Um die Bedürftigen zu erreichen, haben die Frauen ein Kriseninterventionsteam gebildet, das in die Stadtviertel und Dörfer fährt. Ihr Angebot umfasst akute medizinische Hilfe, aber auch Beratung in Gesundheitsfragen. „So stellen wir sicher, dass wir alle Frauen erreichen, ob sie nun Kurdinnen oder Turkmeninnen sind“, sagt Schilan Chalil.

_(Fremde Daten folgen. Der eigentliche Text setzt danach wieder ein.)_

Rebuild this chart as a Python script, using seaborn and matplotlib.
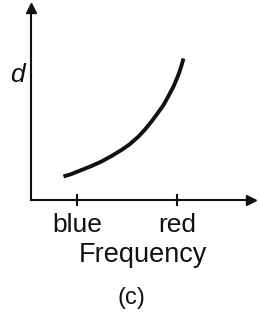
import matplotlib
matplotlib.use("Agg")
import matplotlib.pyplot as plt
import seaborn as sns
import pandas as pd

# datos (unidades arbitrarias)
frecuencia = [0.65, 0.81, 1.01, 1.21, 1.41, 1.61, 1.81, 1.98, 2.15, 2.28,
              2.41, 2.53, 2.65, 2.75, 2.85, 2.91, 2.965, 3.01, 3.05]
d_valores = [0.47, 0.52, 0.60, 0.68, 0.77, 0.88, 1.00, 1.12, 1.27, 1.41,
             1.57, 1.73, 1.90, 2.08, 2.27, 2.41, 2.55, 2.69, 2.83]
ticks_pos = [0.92, 2.92]
ticks_etiquetas = ["blue", "red"]

sns.set_style("white")
plt.rcParams["font.family"] = ["Liberation Sans", "DejaVu Sans"]

datos = pd.DataFrame({"frecuencia": frecuencia, "d": d_valores})

fig = plt.figure(figsize=(2.59, 3.20), dpi=100)
ax = fig.add_axes([31 / 259, 120 / 320, 220 / 259, 192 / 320])

sns.lineplot(data=datos, x="frecuencia", y="d", ax=ax, color="#111111",
             linewidth=2.8, solid_capstyle="butt", solid_joinstyle="round")

ax.set_xlim(0, 4.4)
ax.set_ylim(0, 3.84)

for lado in ["top", "right"]:
    ax.spines[lado].set_visible(False)
for lado in ["left", "bottom"]:
    ax.spines[lado].set_color("#111111")
    ax.spines[lado].set_linewidth(1.5)

# flechas de los ejes
ax.plot(1, 0, ">", color="#111111", markersize=7, transform=ax.get_yaxis_transform(), clip_on=False)
ax.plot(0, 1, "^", color="#111111", markersize=7, transform=ax.get_xaxis_transform(), clip_on=False)

ax.set_xticks(ticks_pos)
ax.set_xticklabels(ticks_etiquetas, fontsize=19)
ax.set_yticks([])
ax.tick_params(axis="x", direction="inout", length=8, width=1.5, color="#111111",
               pad=5, labelcolor="#111111", bottom=True)

ax.set_xlabel("Frequency", fontsize=19.5, color="#111111")
ax.xaxis.set_label_coords(112 / 220, -42 / 192)
ax.set_ylabel("d", fontsize=19, style="italic", rotation=0, color="#111111",
              ha="center", va="center")
ax.yaxis.set_label_coords(-14 / 220, 125 / 192)

fig.text(131 / 259, 1 - 298 / 320, "(c)", fontsize=17, ha="center", va="center", color="#111111")

fig.savefig("out.png", dpi=100, facecolor="white")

Die Gräben überbrücken, dieses Motto gilt auch für das Zentrum selbst: Ihm gehören vier Kurdinnen und zwei Turkmeninnen an, drei sind Schiitinnen und drei Sunnitinnen. „Machen wir uns nichts vor“, sagt die energische Sozialarbeiterin. „Frauen stehen doch immer ganz unten.“

Das gelte besonders in rechtlichen Belangen, wirft die Rechtsanwältin Aschwak Abdulla Adhem ein. Nach bislang geltendem irakischem Recht wurden Mörderinnen mit dem Tod bestraft, Männer hingegen, die ihre Ehefrauen getötet haben, erhielten dafür eine maximale Haftstrafe von sechs Monaten. Auch beim Kindersorgerecht und bei Besitzstreitigkeiten nach Scheidungen wurden Frauen trotz gegenteiliger Gesetzeslage häufig benachteiligt. Mit regelmäßigen Sprechstunden will die Anwältin hier Abhilfe schaffen. Am liebsten würde sie, die ihr Haar züchtig unter einem Kopftuch versteckt hat, gleich die ganze Gesetzgebung reformieren.

In den Ohren des irakischen Regierungsrats muss das wie eine Kampfansage klingen. Denn dieser hat Ende Dezember das bisherige Personenstandsrecht abgeschafft und im Familienrecht das islamische Recht, die Scharia, eingeführt. Die Abstimmung war denkbar knapp, und einige der Ratsmitglieder waren gar nicht anwesend. Darin spiegelt sich ein Trend der vergangenen Monate: Konservative schiitische wie sunnitische Geistliche drängen darauf, Frauen aus dem öffentlichen Leben auszuschließen. Dabei schrecken ihre Anhänger auch vor Gewalt nicht zurück. Im Januar entging Nasrin Berwari, die einzige Frau in der Ministerriege, nur knapp einem Anschlag. Die kurdische Politikerin hatte zuvor während einer Demonstration in Bagdad den Ratsbeschluss scharf kritisiert und macht auch keinen Hehl aus ihrer Abneigung gegen den Kopftuchzwang.

Seit Wochen protestieren Frauengruppe und liberale Politiker gegen den Ratsbeschluss. Unterdessen hat Zivilverwalter Paul Bremer durchblicken lassen, dass er das Gesetz nicht autorisieren werde. Sollte der Rat bei seiner jetzigen Haltung bleiben, wäre dies der erste Vetofall. „Die Frauen müssen endlich wie gleichberechtigte Bürger behandelt werden“, sagt die Anwältin Aschwak von Frauenzentrum. Dabei kneift sie, die selbst tief gläubig ist, trotzig ihre großen Augen zusammen.